Pi-Controller Clustering Architecture
High-availability clustering using HashiCorp Raft consensus
Table of contents
- Overview
- Architecture Goals
- Clustering Modes
- Component Design
- Data Flow
- Configuration
- Deployment Scenarios
- API Changes
- Load Balancing
- Failure Scenarios & Recovery
- Implementation Phases
- Monitoring & Observability
- Migration Path
- Security Considerations
- Testing Strategy
- Performance Considerations
Overview
This document describes the high-availability clustering architecture for pi-controller binaries, enabling multiple controller instances to work together for fault tolerance and load distribution.
Architecture Goals
- High Availability: Survive single controller failures
- Data Consistency: Maintain consistent state across controllers
- Automatic Failover: Seamless transition between controller instances
- Load Distribution: Distribute API requests across healthy controllers
- Simple Deployment: Easy to configure and operate
Clustering Modes
1. Active-Passive (Recommended for Start)

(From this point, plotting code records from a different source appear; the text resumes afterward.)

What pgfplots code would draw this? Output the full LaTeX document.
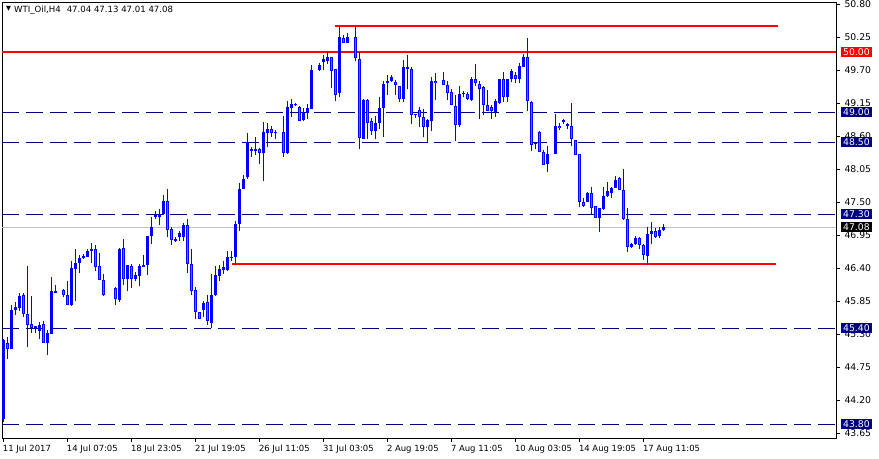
\documentclass[border=0pt]{standalone}
\usepackage{fontspec}
\setmainfont{DejaVu Sans}
\usepackage{pgfplots}
\usepackage{pgfplotstable}
\pgfplotsset{compat=1.18}
\definecolor{mtblue}{RGB}{0,0,255}
\definecolor{mtbear}{RGB}{255,69,0}
\definecolor{mtnavy}{RGB}{0,0,128}
\definecolor{mtsilver}{RGB}{192,192,192}

% H4 candles, k = bar position (4 px per bar)
\pgfplotstableread{
k o h l c
0 43.88 45.22 43.83 45.20
1 45.15 45.25 44.88 45.05
2 45.05 45.78 45.05 45.70
3 45.70 45.83 45.62 45.75
4 45.73 45.98 45.68 45.93
5 45.95 45.98 45.58 45.63
6 45.63 46.43 45.08 45.45
7 45.47 45.93 45.32 45.40
8 45.40 45.43 45.32 45.43
9 45.35 45.50 45.22 45.45
10 45.47 45.52 45.15 45.15
11 45.15 45.37 44.95 45.32
12 45.30 46.25 45.30 46.02
13 45.98 46.12 45.98 46.02
15 46.03 46.05 45.92 45.95
16 45.95 46.18 45.78 45.78
17 45.78 46.52 45.77 46.40
18 46.38 46.72 45.85 46.48
19 46.48 46.62 46.32 46.57
20 46.57 46.63 46.55 46.60
21 46.58 46.72 46.58 46.68
22 46.68 46.82 46.48 46.72
23 46.72 46.78 46.35 46.42
24 46.43 46.65 46.20 46.20
25 46.20 46.30 45.93 45.95
28 46.07 46.08 45.78 45.88
29 45.87 46.73 45.83 46.72
30 46.73 46.88 46.12 46.22
31 46.22 46.45 46.02 46.45
32 46.43 46.47 46.07 46.22
33 46.22 46.33 46.18 46.28
34 46.27 46.47 46.10 46.43
35 46.42 46.62 46.42 46.45
36 46.45 46.93 46.28 46.93
37 46.93 47.25 46.80 47.08
38 47.25 47.35 47.22 47.28
39 47.25 47.38 47.12 47.30
40 47.30 47.62 47.28 47.52
41 47.52 47.72 46.92 47.03
42 47.05 47.08 46.78 46.87
43 46.85 46.92 46.83 46.88
44 46.92 47.02 46.85 46.98
45 46.92 47.15 46.85 47.12
46 47.12 47.22 46.32 46.47
47 46.47 46.72 45.95 46.02
48 46.03 46.08 45.55 45.67
49 45.67 45.67 45.55 45.55
50 45.70 45.85 45.58 45.82
51 45.83 45.95 45.45 45.52
52 45.48 46.30 45.40 45.95
53 45.95 46.43 45.93 46.28
54 46.27 46.45 46.18 46.38
55 46.37 46.52 46.30 46.42
56 46.37 46.68 46.35 46.58
57 46.57 46.68 46.52 46.58
58 46.58 47.18 46.45 47.13
59 47.13 47.82 47.02 47.72
60 47.72 47.95 47.72 47.88
61 47.92 48.65 47.88 48.50
62 48.35 48.42 48.25 48.38
63 48.38 48.58 48.28 48.35
64 48.38 48.40 48.13 48.32
65 48.32 48.83 47.85 48.67
66 48.65 48.82 48.42 48.72
67 48.72 48.77 48.58 48.65
68 48.65 48.70 48.55 48.67
70 48.67 48.93 48.25 48.32
71 48.32 49.18 48.30 49.08
72 49.07 49.22 48.92 49.13
73 49.12 49.15 49.10 49.13
74 49.08 49.10 48.85 48.85
75 48.87 49.07 48.85 48.98
76 48.98 49.13 48.88 49.07
77 49.05 49.78 49.05 49.70
79 49.70 49.82 49.68 49.78
80 49.83 49.95 49.70 49.88
81 49.85 50.02 49.80 49.92
82 49.92 49.92 49.40 49.68
83 49.72 49.72 49.18 49.28
84 49.32 50.42 49.25 50.25
85 50.23 50.28 50.15 50.15
86 50.15 50.32 50.15 50.25
88 50.25 50.42 49.85 49.90
89 49.88 50.00 48.38 48.57
90 48.55 49.22 48.55 49.20
91 49.20 49.22 48.55 48.82
92 48.85 48.90 48.62 48.68
93 48.68 48.93 48.55 48.82
94 48.82 49.25 48.72 49.07
95 49.07 49.52 48.58 49.47
96 49.48 49.62 49.28 49.52
97 49.52 49.62 49.50 49.58
98 49.50 49.53 49.28 49.45
99 49.43 49.43 49.17 49.22
100 49.22 49.87 49.17 49.75
101 49.72 49.95 49.38 49.75
102 49.72 49.75 48.80 48.95
103 48.95 48.97 48.90 48.97
104 49.03 49.08 48.75 48.92
105 48.92 49.05 48.58 48.75
106 48.75 48.88 48.48 48.87
107 48.85 49.58 48.68 49.52
108 49.52 49.65 49.20 49.48
110 49.53 49.67 49.45 49.45
111 49.45 49.52 49.20 49.32
112 49.33 49.38 49.12 49.12
113 49.10 49.28 48.52 48.78
114 48.78 49.43 48.75 49.30
115 49.30 49.35 49.25 49.32
116 49.30 49.33 49.20 49.22
117 49.20 49.58 49.18 49.55
118 49.55 49.80 49.43 49.48
119 49.47 49.52 48.88 49.38
120 49.42 49.43 48.95 49.12
121 49.12 49.37 49.02 49.02
122 49.08 49.12 48.88 49.02
123 49.00 49.22 48.92 49.18
124 49.15 49.55 49.13 49.55
125 49.55 49.67 49.17 49.25
126 49.25 49.55 49.17 49.55
127 49.55 49.72 49.50 49.68
128 49.62 49.67 49.48 49.55
129 49.55 49.82 49.48 49.77
130 49.75 49.97 49.75 49.92
131 49.92 50.23 49.02 49.18
132 49.17 49.18 48.35 48.45
133 48.48 48.48 48.38 48.47
134 48.67 48.68 48.33 48.33
135 48.33 48.37 48.12 48.12
136 48.13 48.43 48.00 48.30
138 48.30 48.97 48.30 48.77
139 48.77 48.82 48.70 48.73
140 48.83 48.88 48.80 48.87
141 48.80 48.82 48.72 48.77
142 48.77 49.15 48.43 48.55
143 48.53 48.53 48.28 48.28
144 48.30 48.30 47.42 47.50
145 47.50 47.57 47.42 47.43
146 47.50 47.67 47.50 47.65
147 47.65 47.75 47.30 47.40
148 47.43 47.43 47.23 47.23
149 47.23 47.40 47.00 47.40
150 47.38 47.75 47.37 47.60
151 47.60 47.83 47.58 47.68
152 47.65 47.75 47.57 47.73
153 47.73 47.93 47.73 47.87
154 47.90 47.92 47.70 47.70
155 47.70 48.05 47.20 47.22
156 47.22 47.40 46.67 46.75
157 46.75 46.82 46.73 46.80
158 46.80 46.93 46.78 46.90
159 46.90 46.92 46.72 46.78
160 46.78 46.80 46.53 46.62
161 46.60 47.08 46.45 46.97
162 46.97 47.17 46.80 47.02
163 47.02 47.07 46.90 46.92
164 46.93 47.08 46.90 47.03
165 47.04 47.13 47.01 47.08
}\candles

\begin{document}
\begin{tikzpicture}
\begin{axis}[
    at={(2bp,21bp)}, anchor=south west,
    scale only axis,
    width=834bp, height=435bp,
    xmin=-0.325, xmax=208.175,
    ymin=43.567, ymax=50.817,
    axis line style={black, line width=1bp},
    tick style={black, line width=0.8bp},
    tick align=outside,
    major tick length=4bp,
    xtick pos=bottom,
    ytick pos=right,
    xtick={0,16,32,48,64,80,96,112,128,144,160},
    xticklabels={11 Jul 2017, 14 Jul 07:05, 18 Jul 23:05, 21 Jul 19:05, 26 Jul 11:05, 31 Jul 03:05, 2 Aug 19:05, 7 Aug 11:05, 10 Aug 03:05, 14 Aug 19:05, 17 Aug 11:05},
    xticklabel style={anchor=north west, inner xsep=0pt, xshift=-0.5bp, font=\fontsize{8.5}{10}\selectfont},
    ytick={43.65,44.2,44.75,45.3,45.85,46.4,46.95,47.5,48.05,48.6,49.15,49.7,50.25,50.8},
    yticklabel style={anchor=west, xshift=1bp, font=\fontsize{9.3}{10}\selectfont,
        /pgf/number format/fixed, /pgf/number format/fixed zerofill, /pgf/number format/precision=2},
    /pgf/number format/assume math mode=true,
    ticklabel style={text=black},
    clip=false,
]
% level lines
\addplot[mtnavy, line width=1bp, dash pattern=on 17bp off 7bp, forget plot] coordinates {(-0.325,49.00) (208.175,49.00)};
\addplot[mtnavy, line width=1bp, dash pattern=on 17bp off 7bp, forget plot] coordinates {(-0.325,48.50) (208.175,48.50)};
\addplot[mtnavy, line width=1bp, dash pattern=on 17bp off 7bp, forget plot] coordinates {(-0.325,47.30) (208.175,47.30)};
\addplot[mtnavy, line width=1bp, dash pattern=on 17bp off 7bp, forget plot] coordinates {(-0.325,45.40) (208.175,45.40)};
\addplot[mtnavy, line width=1bp, dash pattern=on 17bp off 7bp, forget plot] coordinates {(-0.325,43.80) (208.175,43.80)};
\addplot[mtsilver, line width=1bp, forget plot] coordinates {(-0.325,47.08) (208.175,47.08)};
\addplot[red, line width=2bp, forget plot] coordinates {(-0.325,50.00) (208.175,50.00)};
\addplot[red, line width=2bp, forget plot] coordinates {(82.9,50.44) (193.6,50.44)};
\addplot[red, line width=2bp, forget plot] coordinates {(57.1,46.47) (193.1,46.47)};

% wicks
\addplot[draw=none, mark=none, forget plot,
    error bars/.cd, y dir=plus, y explicit, error mark=none,
    error bar style={draw=mtblue, line width=1bp}]
    table[x=k, y=l, y error plus expr={\thisrow{h}-\thisrow{l}}] {\candles};
% bodies
\addplot[draw=none, mark=none, forget plot,
    error bars/.cd, y dir=plus, y explicit, error mark=none,
    error bar style={draw=mtblue, line width=3bp}]
    table[x=k, y expr={min(\thisrow{o},\thisrow{c})},
          y error plus expr={max(abs(\thisrow{c}-\thisrow{o}),0.017)}] {\candles};
% bear fill
\addplot[draw=none, mark=none, forget plot,
    restrict expr to domain={\thisrow{o}-\thisrow{c}}{0.04:100},
    error bars/.cd, y dir=plus, y explicit, error mark=none,
    error bar style={draw=mtbear, line width=1bp}]
    table[x=k, y expr={\thisrow{c}+0.0167},
          y error plus expr={\thisrow{o}-\thisrow{c}-0.0333}] {\candles};

\coordinate (t5000) at (axis cs:208.175,50.00);
\coordinate (t4900) at (axis cs:208.175,49.00);
\coordinate (t4850) at (axis cs:208.175,48.50);
\coordinate (t4730) at (axis cs:208.175,47.30);
\coordinate (t4708) at (axis cs:208.175,47.08);
\coordinate (t4540) at (axis cs:208.175,45.40);
\coordinate (t4380) at (axis cs:208.175,43.80);
\end{axis}

\tikzset{tag/.style={anchor=west, xshift=5bp, text=white, inner xsep=2bp, inner ysep=0pt,
    minimum height=10bp, font=\fontsize{9.3}{10}\selectfont}}
\node[tag, fill=red] at (t5000) {50.00};
\node[tag, fill=mtnavy] at (t4900) {49.00};
\node[tag, fill=mtnavy] at (t4850) {48.50};
\node[tag, fill=mtnavy] at (t4730) {47.30};
\node[tag, fill=black] at (t4708) {47.08};
\node[tag, fill=mtnavy] at (t4540) {45.40};
\node[tag, fill=mtnavy] at (t4380) {43.80};

\node[anchor=west, inner sep=0pt, font=\fontsize{8.6}{10}\selectfont] at (6bp,449bp)
    {\raisebox{0.3ex}{\scalebox{0.75}{▼}}\hspace{3bp}WTI\_Oil,H4\hspace{6bp}47.04 47.13 47.01 47.08};

\pgfresetboundingbox
\path[use as bounding box] (0,0) rectangle (879bp,459bp);
\end{tikzpicture}
\end{document}
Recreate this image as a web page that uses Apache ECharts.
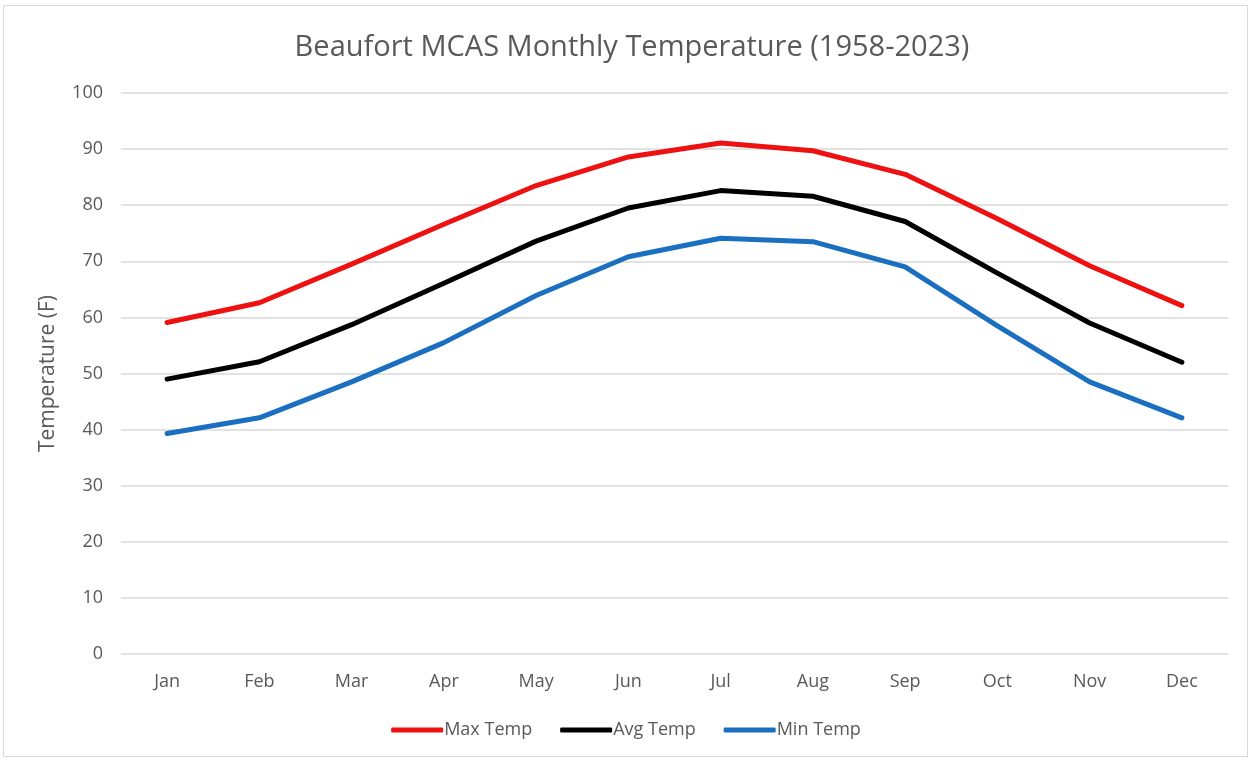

- One active controller, others standby
- Fast failover with leader election
- Simple state management
- Lower resource usage
2. Active-Active (Future Enhancement)
- All controllers serve requests
- Distributed state synchronization
- Higher throughput
- More complex implementation
Component Design
Controller Cluster Architecture
┌─────────────────────────────────────────────────────────────────┐
│ Controller Cluster │
├─────────────────────────────────────────────────────────────────┤
│ ┌─────────────────┐ ┌─────────────────┐ ┌─────────────────┐ │
│ │ Controller 1 │ │ Controller 2 │ │ Controller 3 │ │
│ │ (Leader) │ │ (Follower) │ │ (Follower) │ │
│ ├─────────────────┤ ├─────────────────┤ ├─────────────────┤ │
│ │ Leader Election │ │ Leader Election │ │ Leader Election │ │
│ │ State Manager │ │ State Manager │ │ State Manager │ │
│ │ Health Monitor │ │ Health Monitor │ │ Health Monitor │ │
│ │ API Server │ │ API Server │ │ API Server │ │
│ │ SQLite (RW) │ │ SQLite (RO) │ │ SQLite (RO) │ │
│ └────────┬────────┘ └────────┬────────┘ └────────┬────────┘ │
│ │ │ │ │
│ └────────────────────┼─────────────────────┘ │
│ │ │
│ ┌─────────────────────────────▼───────────────────────────────┐ │
│ │ Consensus Layer (etcd/Raft) │ │
│ │ • Leader election coordination │ │
│ │ • Distributed configuration │ │
│ │ • Cluster membership tracking │ │
│ └─────────────────────────────────────────────────────────────┘ │
└─────────────────────────────────────────────────────────────────┘
Core Components
1. Leader Election Module
Purpose: Ensure only one controller is active (leader)
Implementation Options:
- Option A: etcd-based (recommended)
- Leverages existing K3s embedded etcd
- Battle-tested in production
- Built-in lease management
- Option B: Raft consensus library
- Self-contained, no external dependencies
- More control over implementation
- Requires custom integration
Features:
- Automatic leader election on startup
- Leader lease with TTL (30 seconds default)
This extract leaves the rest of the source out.